— begin INFORMATION GIVEN —

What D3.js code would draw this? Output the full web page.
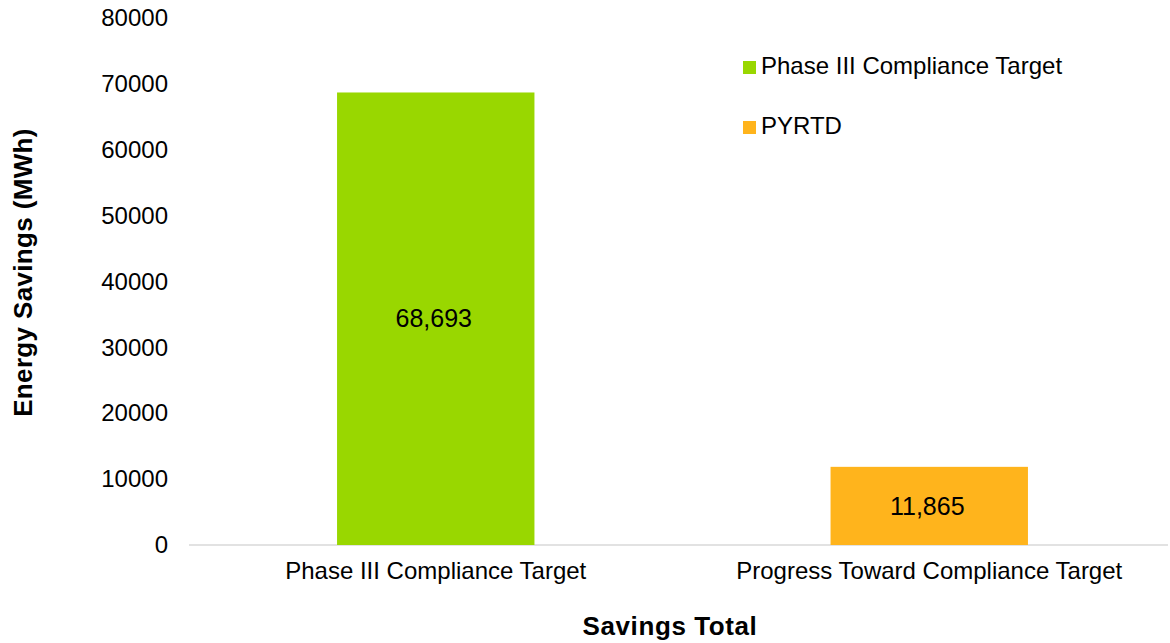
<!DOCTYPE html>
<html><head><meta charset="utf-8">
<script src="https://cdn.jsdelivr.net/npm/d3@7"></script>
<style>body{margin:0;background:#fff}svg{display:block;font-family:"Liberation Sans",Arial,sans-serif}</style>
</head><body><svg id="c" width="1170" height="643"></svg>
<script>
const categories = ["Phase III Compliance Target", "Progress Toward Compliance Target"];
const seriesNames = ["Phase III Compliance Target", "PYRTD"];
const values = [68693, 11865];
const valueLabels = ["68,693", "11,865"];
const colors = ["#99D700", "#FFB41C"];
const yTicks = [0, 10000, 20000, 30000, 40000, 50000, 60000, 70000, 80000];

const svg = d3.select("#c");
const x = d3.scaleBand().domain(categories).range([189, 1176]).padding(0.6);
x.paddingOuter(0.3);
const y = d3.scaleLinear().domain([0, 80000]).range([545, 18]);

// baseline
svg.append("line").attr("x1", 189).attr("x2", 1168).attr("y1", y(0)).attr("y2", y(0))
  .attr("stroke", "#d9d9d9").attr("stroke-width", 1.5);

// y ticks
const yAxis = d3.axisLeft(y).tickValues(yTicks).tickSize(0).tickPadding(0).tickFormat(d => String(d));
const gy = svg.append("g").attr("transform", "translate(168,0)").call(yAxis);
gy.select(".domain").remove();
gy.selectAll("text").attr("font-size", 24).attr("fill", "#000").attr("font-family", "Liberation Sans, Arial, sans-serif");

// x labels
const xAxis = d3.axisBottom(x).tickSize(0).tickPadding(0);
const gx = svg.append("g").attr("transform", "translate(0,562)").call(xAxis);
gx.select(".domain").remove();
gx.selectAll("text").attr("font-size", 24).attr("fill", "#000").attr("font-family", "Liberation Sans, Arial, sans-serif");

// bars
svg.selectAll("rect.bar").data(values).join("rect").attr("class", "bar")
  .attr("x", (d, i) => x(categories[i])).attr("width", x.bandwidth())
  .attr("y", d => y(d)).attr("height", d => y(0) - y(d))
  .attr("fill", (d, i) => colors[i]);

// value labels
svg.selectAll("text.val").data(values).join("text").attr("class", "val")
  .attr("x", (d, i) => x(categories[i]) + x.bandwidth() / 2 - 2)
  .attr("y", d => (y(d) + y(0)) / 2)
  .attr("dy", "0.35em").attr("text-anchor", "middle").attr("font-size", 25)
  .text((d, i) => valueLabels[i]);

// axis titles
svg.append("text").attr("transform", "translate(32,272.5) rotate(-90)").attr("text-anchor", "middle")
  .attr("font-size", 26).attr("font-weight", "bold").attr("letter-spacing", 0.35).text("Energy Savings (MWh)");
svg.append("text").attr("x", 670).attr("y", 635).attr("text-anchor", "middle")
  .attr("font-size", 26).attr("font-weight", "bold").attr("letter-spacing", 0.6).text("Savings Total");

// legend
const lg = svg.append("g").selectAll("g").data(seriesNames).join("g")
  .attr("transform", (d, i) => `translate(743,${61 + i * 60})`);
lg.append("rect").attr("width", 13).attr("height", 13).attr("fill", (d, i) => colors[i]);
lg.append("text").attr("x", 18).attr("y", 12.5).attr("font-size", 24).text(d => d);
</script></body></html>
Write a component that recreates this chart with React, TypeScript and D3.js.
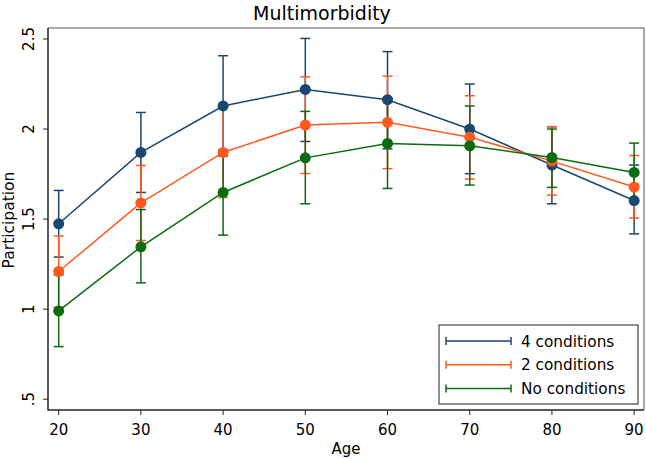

— end INFORMATION GIVEN —

- _TASK REQUIREMENTS_: Omit every image. Quote each record exactly.

- _OUTPUT BELOW_:
What D3.js code would draw this? Output the full web page.
<!DOCTYPE html>
<html><head><meta charset="utf-8">
<script src="https://cdn.jsdelivr.net/npm/d3@7"></script>
<style>body{margin:0;background:#fff}svg{display:block;font-family:"Liberation Sans",Arial,sans-serif}</style>
</head><body><svg id="c" width="1170" height="643"></svg>
<script>
const categories = ["Phase III Compliance Target", "Progress Toward Compliance Target"];
const seriesNames = ["Phase III Compliance Target", "PYRTD"];
const values = [68693, 11865];
const valueLabels = ["68,693", "11,865"];
const colors = ["#99D700", "#FFB41C"];
const yTicks = [0, 10000, 20000, 30000, 40000, 50000, 60000, 70000, 80000];

const svg = d3.select("#c");
const x = d3.scaleBand().domain(categories).range([189, 1176]).padding(0.6);
x.paddingOuter(0.3);
const y = d3.scaleLinear().domain([0, 80000]).range([545, 18]);

// baseline
svg.append("line").attr("x1", 189).attr("x2", 1168).attr("y1", y(0)).attr("y2", y(0))
  .attr("stroke", "#d9d9d9").attr("stroke-width", 1.5);

// y ticks
const yAxis = d3.axisLeft(y).tickValues(yTicks).tickSize(0).tickPadding(0).tickFormat(d => String(d));
const gy = svg.append("g").attr("transform", "translate(168,0)").call(yAxis);
gy.select(".domain").remove();
gy.selectAll("text").attr("font-size", 24).attr("fill", "#000").attr("font-family", "Liberation Sans, Arial, sans-serif");

// x labels
const xAxis = d3.axisBottom(x).tickSize(0).tickPadding(0);
const gx = svg.append("g").attr("transform", "translate(0,562)").call(xAxis);
gx.select(".domain").remove();
gx.selectAll("text").attr("font-size", 24).attr("fill", "#000").attr("font-family", "Liberation Sans, Arial, sans-serif");

// bars
svg.selectAll("rect.bar").data(values).join("rect").attr("class", "bar")
  .attr("x", (d, i) => x(categories[i])).attr("width", x.bandwidth())
  .attr("y", d => y(d)).attr("height", d => y(0) - y(d))
  .attr("fill", (d, i) => colors[i]);

// value labels
svg.selectAll("text.val").data(values).join("text").attr("class", "val")
  .attr("x", (d, i) => x(categories[i]) + x.bandwidth() / 2 - 2)
  .attr("y", d => (y(d) + y(0)) / 2)
  .attr("dy", "0.35em").attr("text-anchor", "middle").attr("font-size", 25)
  .text((d, i) => valueLabels[i]);

// axis titles
svg.append("text").attr("transform", "translate(32,272.5) rotate(-90)").attr("text-anchor", "middle")
  .attr("font-size", 26).attr("font-weight", "bold").attr("letter-spacing", 0.35).text("Energy Savings (MWh)");
svg.append("text").attr("x", 670).attr("y", 635).attr("text-anchor", "middle")
  .attr("font-size", 26).attr("font-weight", "bold").attr("letter-spacing", 0.6).text("Savings Total");

// legend
const lg = svg.append("g").selectAll("g").data(seriesNames).join("g")
  .attr("transform", (d, i) => `translate(743,${61 + i * 60})`);
lg.append("rect").attr("width", 13).attr("height", 13).attr("fill", (d, i) => colors[i]);
lg.append("text").attr("x", 18).attr("y", 12.5).attr("font-size", 24).text(d => d);
</script></body></html>
Write a component that recreates this chart with React, TypeScript and D3.js.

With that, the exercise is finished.